Q&A With Microgrant Recipients Joshua & Benjamin


Microgrant recipients & twin brothers (15) Joshua and Benjamin from Eugene, OR used their award to modify toy ride ons (think: dump trucks) as an alternative to wheelchairs for young children with physical disabilities. The modified cars actually help kids make friends better than a wheelchair would because the toy cars look fun and attract other kids.

  1. How many people participated in your service project?

About 25 students from our robotics team worked on a truck at one time or another.

  1. How many hours did you and other participants spend on the project?

It took about 10 hours to complete a truck, and we just finished making our 4th truck. (Our original grant proposal was for 4 trucks, but we found such a good sale on trucks that we are going to be able to make a 5th truck!) Usually 2-4 students work on a truck a time. Additionally, we have spent about 30 hours so far writing the instructions for how to make the trucks.

  1. What did you learn from this experience?

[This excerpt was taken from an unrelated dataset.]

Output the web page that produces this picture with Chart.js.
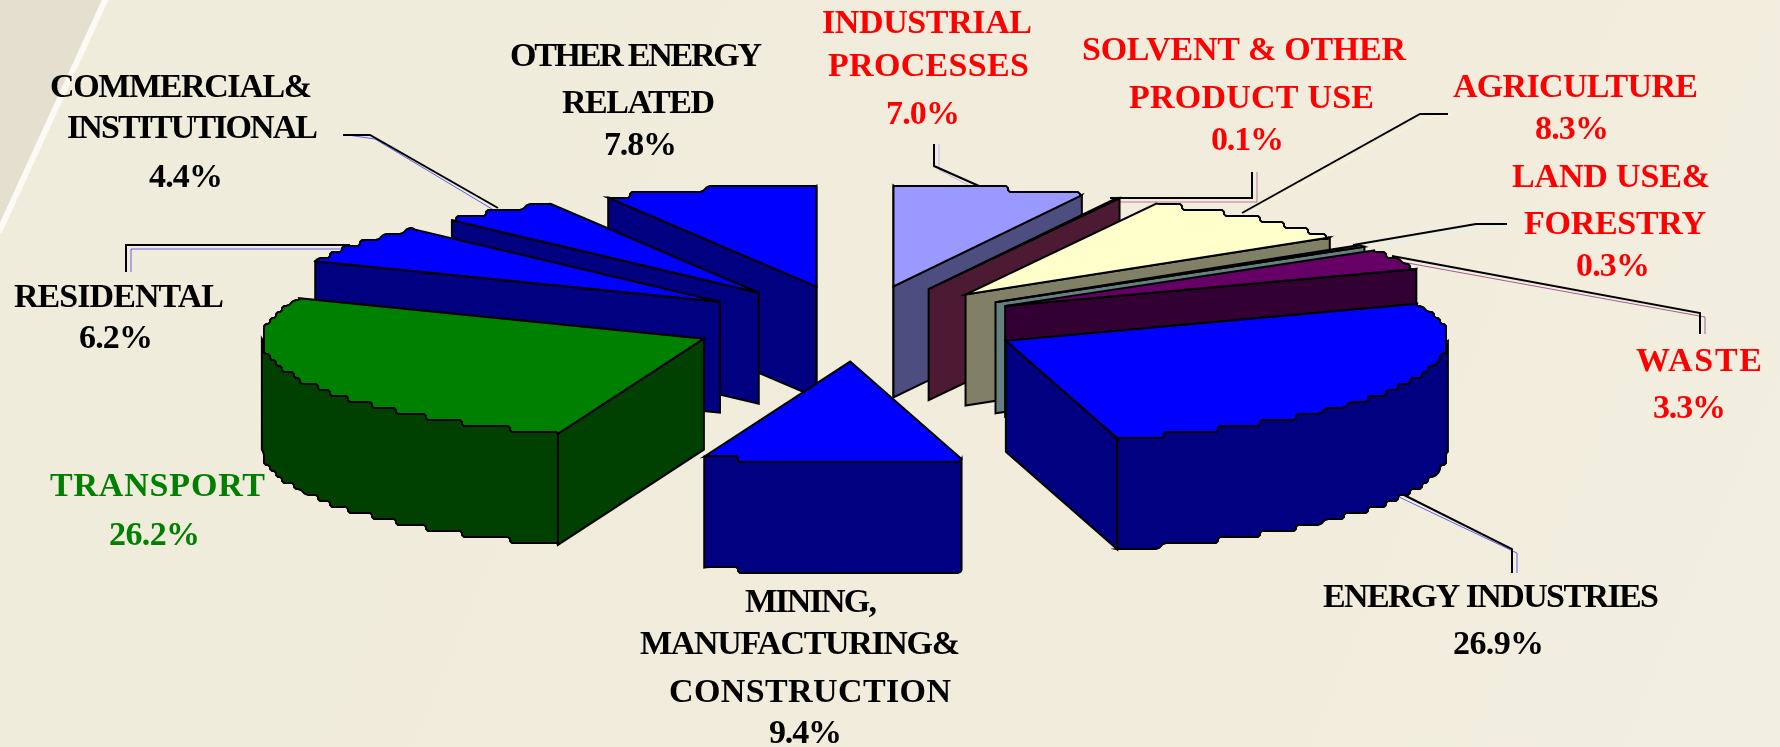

We learned the advantages and disadvantages of this second model of joystick truck as compared to our first model. We saw how eager high school students are to help people, if they are just given the opportunity.

  1. How will your project continue having an impact in the future?

First of all, 5 kids with disabilities will be able to use a truck that allows them to move around and helps them make friends. Secondly, when we finish the instructions for modifying the trucks and publish them on the internet, more people will be able to make these trucks. We think the biggest impact this project will continue to have comes from the fact that we introduced it to our robotics team. The team has completely embraced the project and would like this to become a regular part of what our robotics team does. The team is in the process of looking for further funding for making more trucks.

  1. Overall, summarize how your project was completed and how you think it went.

The robotics team is often busy building robots of course, but a table was set up where team members could work on a truck, when they had time. So far, three of the trucks have been given to families. We think the project went really well, and we’re so happy that our robotics team is so excited to continue the project.